Jednota bratrska [Union of Brethren] was persecuted with varying degrees of vigor from the time of Jiri z Podebrad--who wanted a unified Utraquist hegemony--onward, and Vladislav II's Saint James's Mandate of 1502, which closed the Brethren's churches and banned their writings, was several times renewed through the sixteenth century. They thrived nonetheless. From an originally plebeian, otherworldly sect rooted among peasants and craftsmen, the Brethren broadened their appeal both to burghers and to nobles, who since they controlled benefices could often provide support and protection. This expansion was helped by the Brethren's abandonment at the end of the fifteenth century of prohibitions, deriving from Chelcicky's teaching, on members holding worldly office, serving in the military, and engaging in business. Certain employments, like juggling or painting, remained forbidden, while office-holding and trade were deemed dangerous to salvation and thus deserving of particular moral scrutiny. The hardest times for the Brethren came, under Ferdinand I after 1547, when many of them were driven into exile in Poland, Prussia, and Moravia, which subsequently became a Jednota stronghold.SOURCE: The Coasts of Bohemia: A Czech History, by Derek Sayer (Princeton U. Press, 1998), p. 44
As an atheist quasiacademic of Quaker heritage, it strikes me how robustly these otherworldly medieval prejudices--against holding worldly office, against serving in the military, and against engaging in business--survive among today's thoroughly thisworldly progressives in academia and the media. At least juggling, painting, acting, and other money-grubbing artistic pursuits are no longer forbidden. And the benefice-dispensing heirs of once crass burghers and nobles are valued every bit as much as they were 500 years ago. But what salvation awaits today's secular saints? Tenure? Emeritus status? A Pulitzer?

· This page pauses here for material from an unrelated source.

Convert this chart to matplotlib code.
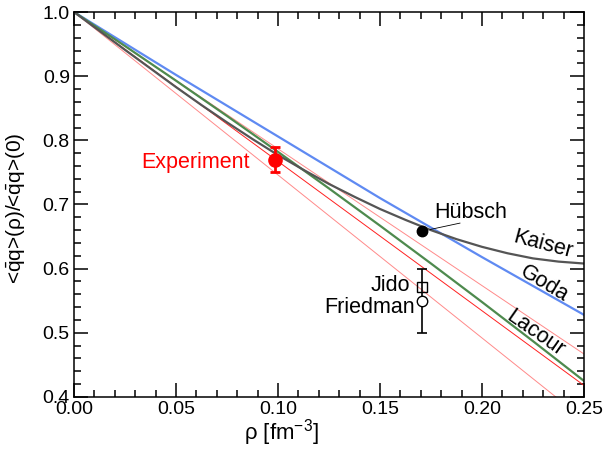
import matplotlib
matplotlib.use("Agg")
import matplotlib.pyplot as plt
from matplotlib.ticker import MultipleLocator

plt.rcParams['font.family'] = ['Liberation Sans', 'DejaVu Sans']
plt.rcParams['mathtext.fontset'] = 'custom'
plt.rcParams['mathtext.rm'] = 'Liberation Sans'
plt.rcParams['mathtext.it'] = 'Liberation Sans:italic'

# curves
rho_k = [0.0, 0.0125, 0.025, 0.0375, 0.05, 0.0625, 0.075, 0.0875, 0.1, 0.1125,
         0.125, 0.1375, 0.15, 0.1625, 0.175, 0.1875, 0.2, 0.2125, 0.225,
         0.2375, 0.25]
kaiser = [1.0, 0.9705, 0.941, 0.912, 0.883, 0.855, 0.828, 0.802, 0.777, 0.754,
          0.732, 0.712, 0.693, 0.676, 0.660, 0.646, 0.634, 0.624, 0.616,
          0.611, 0.608]
rho = [0.0, 0.025, 0.05, 0.075, 0.1, 0.125, 0.15, 0.175, 0.2, 0.225, 0.25]
goda = [1.0, 0.951, 0.902, 0.854, 0.806, 0.758, 0.710, 0.664, 0.618, 0.573, 0.528]
lacour = [1.0, 0.947, 0.893, 0.838, 0.782, 0.725, 0.667, 0.608, 0.548, 0.487, 0.425]

# linear band (centre and edges)
rho_band = [0.0, 0.25]
band_mid = [1.0, 0.418]
band_hi = [1.0, 0.467]
band_lo = [1.0, 0.365]

# points
exp_rho, exp_val, exp_err = 0.0985, 0.77, 0.02
hubsch_rho, hubsch_val = 0.1705, 0.658
jido_rho, jido_val = 0.1705, 0.572
friedman_rho, friedman_val, friedman_err = 0.1705, 0.55, 0.05

fig = plt.figure(figsize=(6.03, 4.55), dpi=100)
ax = fig.add_axes([0.1227, 0.1275, 0.8458, 0.8461])

ax.plot(rho_band, band_hi, color='#ff8a8a', lw=0.7)
ax.plot(rho_band, band_lo, color='#ff8a8a', lw=0.7)
ax.plot(rho_band, band_mid, color='#ff2020', lw=0.7)
ax.plot(rho, goda, color='#5f8af2', lw=1.6)
ax.plot(rho, lacour, color='#4e8a4e', lw=1.6)
ax.plot(rho_k, kaiser, color='#555555', lw=1.6)

ax.errorbar(exp_rho, exp_val, yerr=exp_err, fmt='o', color='#ff0000',
            ms=9.5, lw=2, capsize=3.5, capthick=2)
ax.plot(hubsch_rho, hubsch_val, 'o', color='black', ms=7.5)
ax.errorbar(friedman_rho, friedman_val, yerr=friedman_err, fmt='o', mfc='white',
            mec='black', color='black', ms=7.5, lw=1.2, capsize=3.5, capthick=1.2)
ax.plot(jido_rho, jido_val, 's', mfc='none', mec='black', ms=6.5, mew=1.0)

fs = 15.5
ax.text(0.0863, 0.766, 'Experiment', color='#ff0000', fontsize=fs,
        ha='right', va='center')
ax.text(0.1945, 0.688, 'Hübsch', fontsize=fs, ha='center', va='center')
ax.plot([0.1745, 0.1892], [0.661, 0.671], color='black', lw=0.6)
ax.text(0.2297, 0.637, 'Kaiser', fontsize=fs, ha='center', va='center',
        rotation=-15)
ax.text(0.2306, 0.576, 'Goda', fontsize=fs, ha='center', va='center',
        rotation=-31)
ax.text(0.226, 0.499, 'Lacour', fontsize=fs, ha='center', va='center',
        rotation=-35)
ax.text(0.1647, 0.574, 'Jido', fontsize=fs, ha='right', va='center')
ax.text(0.1672, 0.540, 'Friedman', fontsize=fs, ha='right', va='center')

ax.set_xlim(0, 0.25)
ax.set_ylim(0.4, 1.0)
ax.xaxis.set_major_locator(MultipleLocator(0.05))
ax.xaxis.set_minor_locator(MultipleLocator(0.01))
ax.yaxis.set_major_locator(MultipleLocator(0.1))
ax.yaxis.set_minor_locator(MultipleLocator(0.02))
ax.xaxis.set_major_formatter(plt.FormatStrFormatter('%.2f'))
ax.yaxis.set_major_formatter(plt.FormatStrFormatter('%.1f'))
ax.tick_params(which='both', direction='in', top=True, right=True,
               labelsize=14, width=1.1)
ax.tick_params(which='major', length=10, pad=3)
ax.tick_params(which='minor', length=5)
for s in ax.spines.values():
    s.set_linewidth(1.1)

ax.set_xlabel('ρ [fm$^{-3}$]', fontsize=16)
ax.xaxis.set_label_coords(0.406, -0.052)
ax.set_ylabel(r'<$\bar{\mathrm{q}}$q>(ρ)/<$\bar{\mathrm{q}}$q>(0)', fontsize=15)
ax.yaxis.set_label_coords(-0.092, 0.49)

fig.savefig('out.png', dpi=100)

A quote from Robert D. Kaplan's recent essay in Policy Review entitled The Media and Medievalism provides a caustic gloss on the passage above.
As with medieval churchmen, the media class of the well-worried has a tendency to confuse morality with sanctimony: Those with the loudest megaphones and no bureaucratic accountability have a tendency to embrace moral absolutes. After all, transcending politics is easier done than engaging in them, with the unsatisfactory moral compromises that are entailed.